Is Your Follow-up Strategy Helping or Hurting You?

I had a conversation with an associate recently who was surprised that she’d gotten flack from a referral source for taking five days to follow up with a prospect that the referral source had referred to her. My associate explained to me that she doesn’t like to follow up with prospects for four or five days because she doesn’t want the prospect to feel like she’s too eager. I told my associate that I strongly disagree with her follow-up strategy and my reasons why are outlined in the following paragraphs . . .

When building relationships, it’s always important not to let much time lapse without following up the first contact. Within seventy-two hours, send your prospect a note expressing your pleasure in communicating with her. It’s still too early, though, to send business literature or make any move toward sales promotion.

Follow up early, but don’t push beyond the prospect’s comfort level. Once the prospect has expressed an interest in your products or services, provide information about them, but don’t force it on her. Continue presenting your products or services, but avoid the hard sell. Focus on fulfilling her needs and interests. Your goal should be to keep your prospect aware of your business without annoying her.

Remember, to secure the long-term loyalty of your prospect and convert her into a customer, you must first build a relationship, and that relationship must develop through the visibility, credibility and profitability stages. It may take a while, but if you’ve selected and briefed your sources well, you’ll speed up the process.

Always, always, always remember to follow up with people, in any situation, at the very least within seventy-two hours. There’s a reason people commonly say that the fortune is in the follow up . . . when you follow up quickly with people, your reputation will benefit, your business will benefit, and eventually your pocketbook will benefit as well.

8 thoughts on “Is Your Follow-up Strategy Helping or Hurting You?

  1. Dr. Misner,

    All very important, but I see the problem starting further back on occassions. Sometimes it is little more than a lead dressed like a referral. The person dodges contact because they don’t recognize the party attempting to reach them.

    Educating our referral partners on how we want introductions made can help eliminate this. Another strong arguement for the necessity of a mentor program for new chapter members.

    High Regards,
    Tom Doiron

  2. I always to my best to follow-up within 24 hours if possible. I believe that a lack of follow-up is one of the biggest reasons that most sales people fail.

  3. I agree with the follow up time frame as that is crucial in getting the business 9 out of 10 times. Follow up is key!

  4. This Sounds Like A Case of Confusing the world of following up on cold call contacts and leads with the world of following up on a referral…

    When we are in a “sales” mode it is a valid consideration to not appear “needy” to a prospect – especially if we don’t know their actual need or interest in our product or service. Chasing such a person make actually drive them away.

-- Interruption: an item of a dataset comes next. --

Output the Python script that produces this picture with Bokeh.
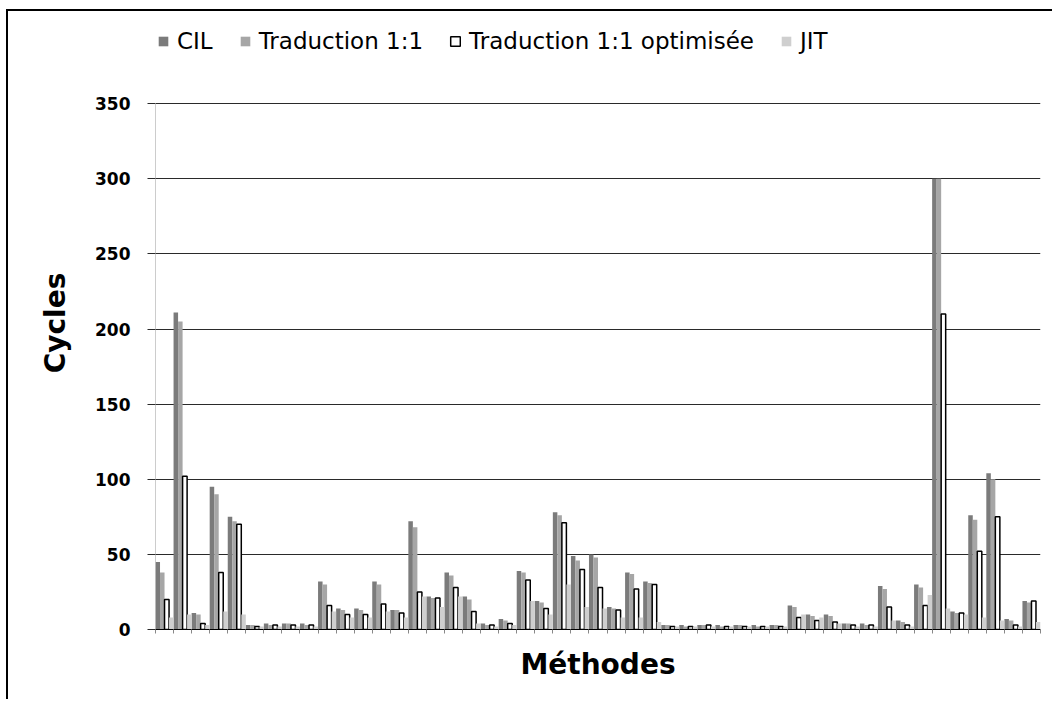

    We are talking about a referral here. Someone who we have every reason to believe has been pre-qualified, interested, and probably in need of what we have to offer them. We aren’t doing the referral or our referral source a service by waiting – we need to see how we can help as soon as we can.

    Old thought patterns need to be adjusted when we start dealing with the new world of referrals.

    Best to you all,

    Jim Thornton

  5. As president of the BNI – The Connection Network chapter in Frankfort/Mokena, IL, I continually stress that follow up is the key to continued success. I created a 90 day follow up plan which has increased business / sales by over 50%. If you do not follow up, then why begin the networking relationship? Not following up will allow your competitors to take the top position. Whether the referral is a strong referral or a cool lead, you must follow up!

  6. What I do is follow up my meeting with a thank you email, in there I mention that I will contact them in a couple days to follow up. I don’t think 5 days is such a long time if the contact was on a Monday and you can still talk to them in the same week.